Излюбленная техника византийских ювелиров – перегородчатая эмаль – прекрасно подходила для создания условных изображений: на золотой пластинке мастер напаивал тончайшие золотые нити, обозначавшие контуры фигур, и заполнял образовавшиеся ячейки разноцветными эмалями. На крохотных иконах, исполненных перегородчатой эмалью, над сюжетом господствует игра контуров и цветов, подражание действительности кажется нарочито искусственным и человеческие фигурки в сущности превращаются в орнамент. Орнаментальность перегородчатой эмали подчеркивалась ее служебным назначением: она предназначалась для украшения драгоценных сосудов, ставротек (ларцы, в которых хранились реликвии), нательных крестов, окладов икон, переплетов на дорогих книгах. Перегородчатая эмаль чередовалась на этих изделиях со всевозможными драгоценными камнями, жемчугом, чеканным серебром. Причудливое смешение материала и художественной техники создавало удивительные переливы тонов и усиливало общее ощущение иллюзорности, условности претворенного мастером образа.

В украшении византийского храма скульптуре была отведена незначительная роль, и опять-таки преимущественно орнаментальная: плетение капителей колонн, декор арок и алтарных преград должны были способствовать дематериализации пространства, подчинялись общей художественной задаче – выражению максимальной духовности. Основная смысловая нагрузка ложилась здесь не на пластичные жанры, но на двухмерные, живописные – мозаику и фрески. Выложенная из кубиков смальты мозаика, украшавшая наиболее богатые храмы, в еще большей степени усиливала условность изображения, создавая эффект ирреальности, а мерцание солнечных бликов и особенно отблеск свечей на мозаике придавали фигурам таинственность сверхъестественного. Мозаика оказалась материалом, оптимально подходившим к воплощению в чувственных предметах образов божественного, неземного мира.

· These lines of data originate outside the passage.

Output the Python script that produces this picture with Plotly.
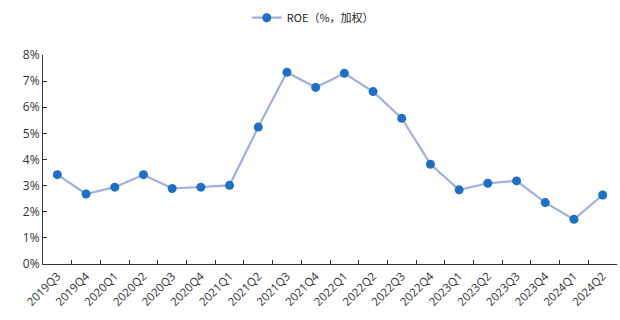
import plotly.graph_objects as go

quarters = [
    "2019Q3", "2019Q4", "2020Q1", "2020Q2", "2020Q3", "2020Q4",
    "2021Q1", "2021Q2", "2021Q3", "2021Q4", "2022Q1", "2022Q2",
    "2022Q3", "2022Q4", "2023Q1", "2023Q2", "2023Q3", "2023Q4",
    "2024Q1", "2024Q2",
]
roe = [
    3.42, 2.68, 2.94, 3.42, 2.89, 2.94,
    3.01, 5.24, 7.34, 6.76, 7.30, 6.60,
    5.58, 3.82, 2.84, 3.09, 3.18, 2.35,
    1.71, 2.64,
]
y_ticks = [0, 1, 2, 3, 4, 5, 6, 7, 8]

fig = go.Figure()
fig.add_trace(go.Scatter(
    x=quarters,
    y=roe,
    mode="lines+markers",
    name="ROE（%，加权）",
    line=dict(color="#9fb0dc", width=2.2),
    marker=dict(color="#1f6fc2", size=9),
))

fig.update_layout(
    width=620,
    height=320,
    margin=dict(l=43, r=3, t=55, b=56),
    paper_bgcolor="white",
    plot_bgcolor="white",
    font=dict(family="Noto Sans CJK SC, DejaVu Sans, sans-serif", color="#333333"),
    showlegend=True,
    legend=dict(
        orientation="h",
        x=0.47,
        xanchor="center",
        y=0.99,
        yanchor="top",
        yref="container",
        font=dict(size=11, color="#222222"),
        itemwidth=30,
    ),
    xaxis=dict(
        type="category",
        showline=True,
        linecolor="#333333",
        linewidth=1,
        ticks="inside",
        tickson="boundaries",
        ticklen=4,
        tickcolor="#333333",
        tickangle=-45,
        tickfont=dict(size=11.5, family="Open Sans, DejaVu Sans, sans-serif", color="#333333"),
        showgrid=False,
        range=[-0.5, len(quarters) - 0.5],
    ),
    yaxis=dict(
        range=[0, 8],
        tickvals=y_ticks,
        ticktext=[f"{v}%" for v in y_ticks],
        showline=True,
        linecolor="#333333",
        linewidth=1,
        ticks="inside",
        ticklen=4,
        tickcolor="#333333",
        showgrid=False,
        zeroline=False,
        tickfont=dict(size=12, family="Open Sans, DejaVu Sans, sans-serif", color="#333333"),
    ),
)

fig.write_html("out.html")
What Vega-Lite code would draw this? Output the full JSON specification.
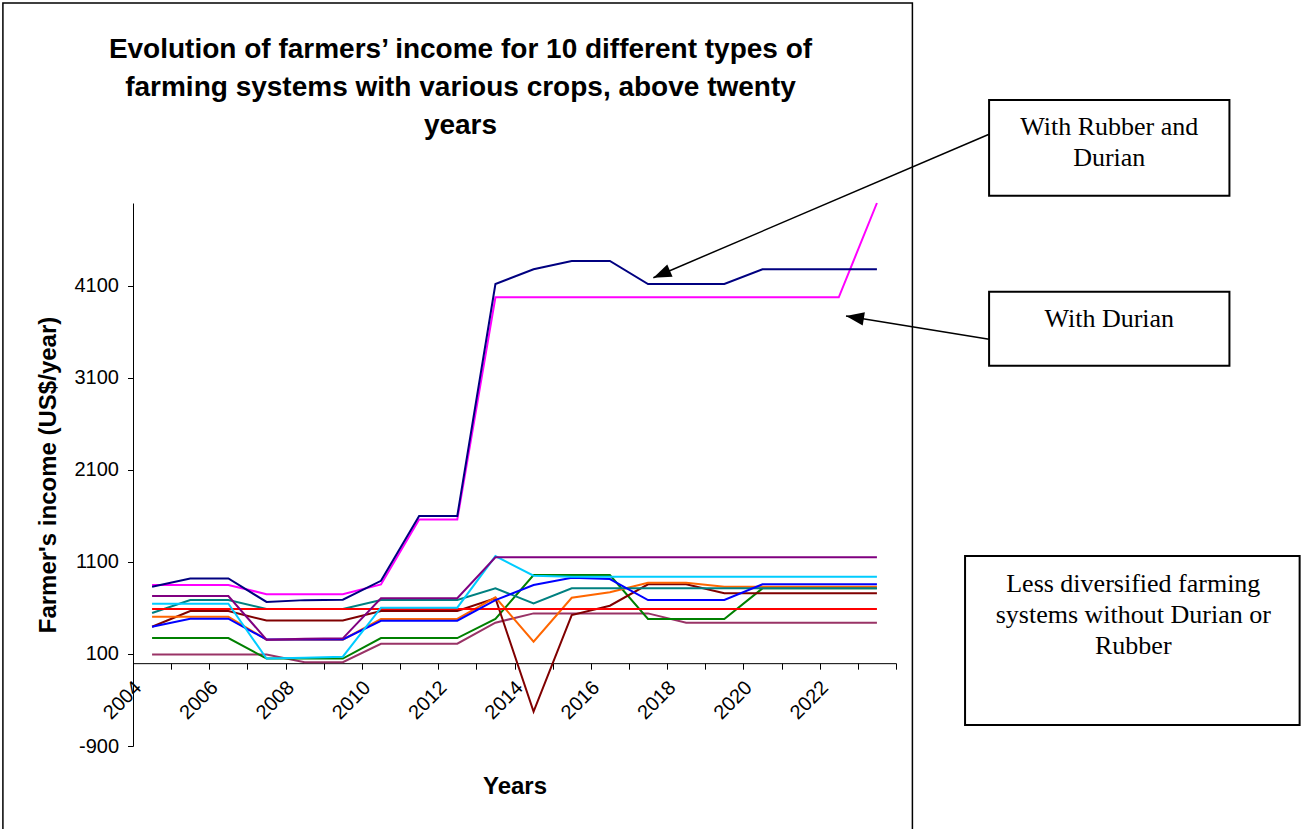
{
  "$schema": "https://vega.github.io/schema/vega-lite/v6.json",
  "width": 763,
  "height": 543,
  "autosize": {"type": "none"},
  "padding": {"left": 133, "top": 203, "right": 405, "bottom": 83},
  "background": "white",
  "config": {"view": {"stroke": null}, "font": "Liberation Sans"},
  "title": {
    "text": ["Evolution of farmers’ income for 10 different types of", "farming systems with various crops, above twenty", "years"],
    "font": "Liberation Sans",
    "fontSize": 28,
    "fontWeight": "bold",
    "color": "black",
    "lineHeight": 38,
    "anchor": "middle",
    "frame": "group",
    "dx": -54,
    "offset": -138
  },
  "datasets": {
    "income": [
      {"year": 2004, "rubber_durian": 830, "durian": 850, "sys3": 730, "sys4": 545, "sys5": 646, "sys6": 588, "sys7": 396, "sys8": 505, "sys9": 396, "sys10": 273, "sys11": 95},
      {"year": 2005, "rubber_durian": 920, "durian": 850, "sys3": 730, "sys4": 686, "sys5": 646, "sys6": 588, "sys7": 567, "sys8": 505, "sys9": 483, "sys10": 273, "sys11": 95},
      {"year": 2006, "rubber_durian": 920, "durian": 850, "sys3": 730, "sys4": 686, "sys5": 646, "sys6": 588, "sys7": 567, "sys8": 505, "sys9": 483, "sys10": 273, "sys11": 95},
      {"year": 2007, "rubber_durian": 665, "durian": 750, "sys3": 255, "sys4": 588, "sys5": 50, "sys6": 588, "sys7": 463, "sys8": 255, "sys9": 257, "sys10": 50, "sys11": 95},
      {"year": 2008, "rubber_durian": 685, "durian": 750, "sys3": 265, "sys4": 588, "sys5": 60, "sys6": 588, "sys7": 463, "sys8": 255, "sys9": 257, "sys10": 50, "sys11": 10},
      {"year": 2009, "rubber_durian": 690, "durian": 750, "sys3": 270, "sys4": 588, "sys5": 70, "sys6": 588, "sys7": 463, "sys8": 255, "sys9": 257, "sys10": 50, "sys11": 10},
      {"year": 2010, "rubber_durian": 895, "durian": 855, "sys3": 705, "sys4": 686, "sys5": 603, "sys6": 588, "sys7": 567, "sys8": 480, "sys9": 461, "sys10": 273, "sys11": 211},
      {"year": 2011, "rubber_durian": 1600, "durian": 1560, "sys3": 705, "sys4": 686, "sys5": 603, "sys6": 588, "sys7": 567, "sys8": 480, "sys9": 461, "sys10": 273, "sys11": 211},
      {"year": 2012, "rubber_durian": 1600, "durian": 1560, "sys3": 705, "sys4": 686, "sys5": 603, "sys6": 588, "sys7": 567, "sys8": 480, "sys9": 461, "sys10": 273, "sys11": 211},
      {"year": 2013, "rubber_durian": 4120, "durian": 3975, "sys3": 1150, "sys4": 813, "sys5": 1164, "sys6": 588, "sys7": 705, "sys8": 716, "sys9": 686, "sys10": 480, "sys11": 440},
      {"year": 2014, "rubber_durian": 4280, "durian": 3975, "sys3": 1150, "sys4": 650, "sys5": 950, "sys6": 588, "sys7": -527, "sys8": 233, "sys9": 849, "sys10": 958, "sys11": 541},
      {"year": 2015, "rubber_durian": 4370, "durian": 3975, "sys3": 1150, "sys4": 813, "sys5": 940, "sys6": 588, "sys7": 523, "sys8": 711, "sys9": 929, "sys10": 958, "sys11": 541},
      {"year": 2016, "rubber_durian": 4370, "durian": 3975, "sys3": 1150, "sys4": 813, "sys5": 940, "sys6": 588, "sys7": 624, "sys8": 770, "sys9": 914, "sys10": 958, "sys11": 541},
      {"year": 2017, "rubber_durian": 4120, "durian": 3975, "sys3": 1150, "sys4": 813, "sys5": 940, "sys6": 588, "sys7": 857, "sys8": 874, "sys9": 686, "sys10": 480, "sys11": 541},
      {"year": 2018, "rubber_durian": 4120, "durian": 3975, "sys3": 1150, "sys4": 813, "sys5": 940, "sys6": 588, "sys7": 857, "sys8": 874, "sys9": 686, "sys10": 480, "sys11": 440},
      {"year": 2019, "rubber_durian": 4120, "durian": 3975, "sys3": 1150, "sys4": 813, "sys5": 940, "sys6": 588, "sys7": 759, "sys8": 831, "sys9": 686, "sys10": 480, "sys11": 440},
      {"year": 2020, "rubber_durian": 4280, "durian": 3975, "sys3": 1150, "sys4": 813, "sys5": 940, "sys6": 588, "sys7": 759, "sys8": 831, "sys9": 857, "sys10": 813, "sys11": 440},
      {"year": 2021, "rubber_durian": 4280, "durian": 3975, "sys3": 1150, "sys4": 813, "sys5": 940, "sys6": 588, "sys7": 759, "sys8": 831, "sys9": 857, "sys10": 813, "sys11": 440},
      {"year": 2022, "rubber_durian": 4280, "durian": 3975, "sys3": 1150, "sys4": 813, "sys5": 940, "sys6": 588, "sys7": 759, "sys8": 831, "sys9": 857, "sys10": 813, "sys11": 440},
      {"year": 2023, "rubber_durian": 4280, "durian": 5000, "sys3": 1150, "sys4": 813, "sys5": 940, "sys6": 588, "sys7": 759, "sys8": 831, "sys9": 857, "sys10": 813, "sys11": 440}
    ],
    "frame": [{"year": 2000.09, "year2": 2023.93, "income": 7173, "income2": -1921}],
    "boxes": [
      {"year": 2025.94, "year2": 2032.24, "income": 6119.2, "income2": 5079.3},
      {"year": 2025.94, "year2": 2032.24, "income": 4036.2, "income2": 3232.2},
      {"year": 2025.31, "year2": 2034.08, "income": 1164.4, "income2": -671.8}
    ],
    "notes": [
      {"year": 2029.09, "income": 5738.9, "label": "With Rubber and\nDurian"},
      {"year": 2029.09, "income": 3655.9, "label": "With Durian"},
      {"year": 2029.72, "income": 776.5, "label": "Less diversified farming\nsystems without Durian or\nRubber"}
    ],
    "arrows": [
      {"year": 2025.94, "income": 5746.5, "year2": 2017.14, "income2": 4188.3},
      {"year": 2025.94, "income": 3519.0, "year2": 2022.19, "income2": 3772.2}
    ]
  },
  "encoding": {
    "x": {
      "field": "year",
      "type": "quantitative",
      "scale": {"domain": [2003.5, 2023.5], "nice": false, "zero": false},
      "axis": {
        "title": "Years",
        "values": [2003.5, 2004.5, 2005.5, 2006.5, 2007.5, 2008.5, 2009.5, 2010.5, 2011.5, 2012.5, 2013.5, 2014.5, 2015.5, 2016.5, 2017.5, 2018.5, 2019.5, 2020.5, 2021.5, 2022.5, 2023.5],
        "labelExpr": "(datum.value + 0.5) % 2 === 0 && datum.value < 2023 ? '' + (datum.value + 0.5) : ''",
        "offset": -82.83,
        "grid": false,
        "tickSize": 6,
        "tickColor": "black",
        "domainColor": "black",
        "labelAngle": -45,
        "labelAlign": "right",
        "labelBaseline": "middle",
        "labelOffset": 5,
        "labelPadding": 15,
        "labelFlush": false,
        "labelOverlap": false,
        "labelBound": false,
        "labelFont": "Liberation Sans",
        "labelFontSize": 20,
        "labelColor": "black",
        "titleFont": "Liberation Sans",
        "titleFontSize": 24,
        "titleFontWeight": "bold",
        "titleColor": "black",
        "titlePadding": 52
      }
    },
    "y": {
      "field": "income",
      "type": "quantitative",
      "scale": {"domain": [-900, 5000], "nice": false, "zero": false},
      "axis": {
        "title": "Farmer's income (US$/year)",
        "values": [-900, 100, 1100, 2100, 3100, 4100],
        "labelExpr": "'' + datum.value",
        "grid": false,
        "tickSize": 5.5,
        "tickColor": "black",
        "domainColor": "black",
        "labelPadding": 9,
        "labelFlush": false,
        "labelOverlap": false,
        "labelFont": "Liberation Sans",
        "labelFontSize": 20,
        "labelColor": "black",
        "titleFont": "Liberation Sans",
        "titleFontSize": 24,
        "titleFontWeight": "bold",
        "titleColor": "black",
        "titlePadding": 14
      }
    }
  },
  "layer": [
    {
      "data": {"name": "frame"},
      "mark": {"type": "rect", "fill": null, "fillOpacity": 0, "stroke": "black", "strokeWidth": 1.5},
      "encoding": {"x2": {"field": "year2"}, "y2": {"field": "income2"}}
    },
    {
      "data": {"name": "income"},
      "transform": [
        {"fold": ["sys11", "sys10", "sys7", "sys8", "sys4", "sys6", "sys9", "sys5", "sys3", "durian", "rubber_durian"], "as": ["series", "income"]}
      ],
      "mark": {"type": "line", "strokeWidth": 2},
      "encoding": {
        "color": {
          "field": "series",
          "type": "nominal",
          "legend": null,
          "scale": {
            "domain": ["rubber_durian", "durian", "sys3", "sys4", "sys5", "sys6", "sys7", "sys8", "sys9", "sys10", "sys11"],
            "range": ["#000080", "#FF00FF", "#800080", "#008080", "#00CCFF", "#FF0000", "#800000", "#FF6600", "#0000FF", "#008000", "#993366"]
          }
        }
      }
    },
    {
      "data": {"name": "boxes"},
      "mark": {"type": "rect", "fill": null, "fillOpacity": 0, "stroke": "black", "strokeWidth": 2},
      "encoding": {"x2": {"field": "year2"}, "y2": {"field": "income2"}}
    },
    {
      "data": {"name": "notes"},
      "mark": {"type": "text", "font": "Liberation Serif", "fontSize": 26, "align": "center", "baseline": "alphabetic", "lineBreak": "\n", "lineHeight": 31, "color": "black"},
      "encoding": {"text": {"field": "label", "type": "nominal"}}
    },
    {
      "data": {"name": "arrows"},
      "mark": {"type": "rule", "stroke": "black", "strokeWidth": 1.5},
      "encoding": {"x2": {"field": "year2"}, "y2": {"field": "income2"}}
    },
    {
      "data": {"values": [{"year": 2017.14, "income": 4188.3}]},
      "mark": {"type": "point", "shape": "M0,0 L-2,-0.75 L-2,0.75 Z", "size": 324, "filled": true, "color": "black", "opacity": 1, "angle": 156.87},
      "encoding": {}
    },
    {
      "data": {"values": [{"year": 2022.19, "income": 3772.2}]},
      "mark": {"type": "point", "shape": "M0,0 L-2,-0.75 L-2,0.75 Z", "size": 324, "filled": true, "color": "black", "opacity": 1, "angle": 189.25},
      "encoding": {}
    }
  ]
}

Византийская живопись в сущности своей противоречива. С одной стороны, она создает, как мы видели, высшие реальности, подобия архетипа, своего рода посредников между земной и небесной сферой. С другой стороны, условностью своей она подчеркивает принадлежность этих образов к иному миру. Искусство оказывается преодолением видимой оболочки вещей и построением особого мира, максимально приближенного к божественной Идее. В процессе художественного творчества живописец не познает (так ему кажется) окружающий мир, а выражает заранее данную истину, истину в последней инстанции. Эта особенность византийского искусства особенно наглядно проступает в различии трактовки Богоматери с младенцем у византийских и ренессансных мастеров. Итальянская мадонна эпохи Ренессанса – в самом деле земная мать с земным младенцем, играющим, ласкающимся или спящим. Изображение иллюзионно в принципе, оно ставит своей задачей подражание действительности, от христианского предания остается в нем только оболочка, только привычное имя. Напротив, византийский младенец Христос – отнюдь не младенец: его одежды недетские, как и его поза, ибо в одной руке он обычно держит свиток, а другой – благословляет. Условность сцены подчеркивается с особенной резкостью в тех композициях, где фигура младенца заменена его поясным изображением, часто заключенным в медальон. Художник не стремится к воспроизведению земного оригинала – это было бы кощунственным. Его цель иная – восхождение к архетипу, приближение к Идее.

Византийская живопись умственная, обращена скорее к разуму, чем к эмоциям. Она широко пользуется эпиграфическим подспорьем – надписи поясняют, кого представляет та или иная фигура. Впрочем, стереотипичность изображений позволяла зрителям по большей части и без надписей знать, кто устремляет на них глубокий, задумчивый взор с мозаики или фрески. Умственность проявляется и в том, что изображение оказывалось символичным, обладающим внутренним смыслом, дополнительной, непрямой смысловой характеристикой. Как в ходе богослужения, так и в художественном восприятии образы действительности превращались в символы: рыба или хлеб символизировали самого Христа, павлин – бессмертие, олень, убивающий змею, – подавление соблазнов. Живопись не только смотрелась, но и «читалась»; она предполагала раскрытие символов, познание тайного смысла, своего рода «диалог» со зрителем. Сверхъестественный мир проступал через будничные предметы.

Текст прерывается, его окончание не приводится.